Monday, January 25, 2010

Gloom, Despair, and Rejoicing

Laying in bed a few nights ago, the cares of this world began to crowd in very tightly on me. We had taken on the daunting task of reworking our home. As you know, one thing leads to another. Paint the garage, the foyer looks bad, paint the foyer, the kitchen looks bad, so on and on. Doing the work at night and on weekends gets old in a hurry, but you can't get off the ride until it stops. When the paint looks good, then the carpet and cabinets look as if they need to be replaced. Well hell, why not put hardwood in the dining room? Ok, we adjusted to that, we'll just put it in all the downstairs. Why, we can't leave off the kitchen cabinets. Thank goodness I can do the back splashes for the stove and sink.


If you have ever been self employed, you know that some months are not going to be as good as other ones. That's what happened to us. We are spending money and the work stops. Even though it is budgeted, you are plagued by the thought that maybe you should hold on to this money at this time. You would think that I would be used to this cycle by now, but I am not. I know from past experience that it will pick up again and soon. For the last fifteen years we have been having serious problems with our children. We have 2 granddaughters that live only a couple of miles away from here, and we haven't seen them for 18 months; not our choice, because we dearly love them and it keeps us up at night. Then my neighbor after 22 years and a survey that she did 5 years ago, now says that the line is on her 50'. So now you know the mindset that I was in when I turned in for the night.
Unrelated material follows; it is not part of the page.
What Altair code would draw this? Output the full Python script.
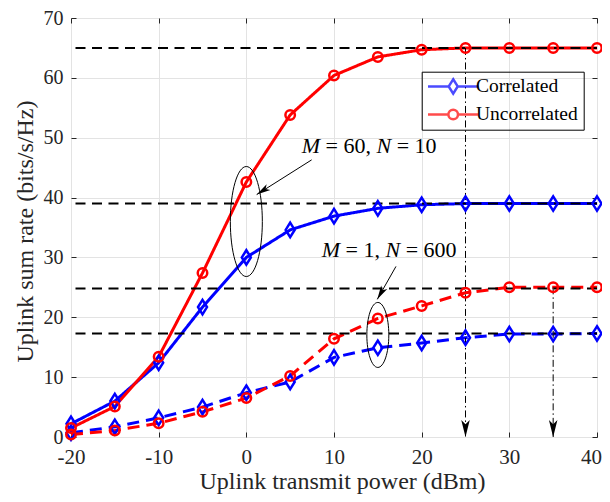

This night was different, the weight of the world was crashing in on me, and blacker than night despair was making itself known, each breath was hard to come by and my heart was pounding. Tossing back and forth, to and fro, up and down I could not get any relief. My legs hurt, my back was sore, I could not get any relief. I know that God through His Son will take care of everything, but I am only a man, and need to be reminded of this fact every once in a while. When I called on His name, everything suddenly became clear. I was held in place by His loving arms, as the ground was jerked out from under me. I could not have fallen if I wanted to. I could see the earth below me, with people floating around at every imaginable height, going in and out of the clouds effortlessly and contented. It was not the black night that I had just experienced, but just twilight enough to see everything clearly. I heard a strong voice inside my head, "If I can hold you up over all of this, without touching you, then you can rest assured that I will take care of you and the cares of this world will not reach you. I am sufficient for all your needs, and will meet all of your physical, spiritual, and emotional needs."
That allowed me to have the best night's sleep that I have had in a long while.He reminded me and wanted me to tell ya'll that whatever it is in your life that is trying to take over, that He is in control and will keep us until the end.
Since this blog goes directly to facebook, some of my friends will remember me in high school as a drinker and all around unsavory character. So, why should you believe or listen to me? Good question. Saul persecuted and killed Christians before he saw the Light on the Damascus road and changed his name to Paul. Look at what God did through him. I have not killed anyone, but I have done some stuff. If Jesus looked at me from the cross 2000 years ago, and said I am doing this for you and everyone else that will listen and believe, just imagine what He can and will do for you.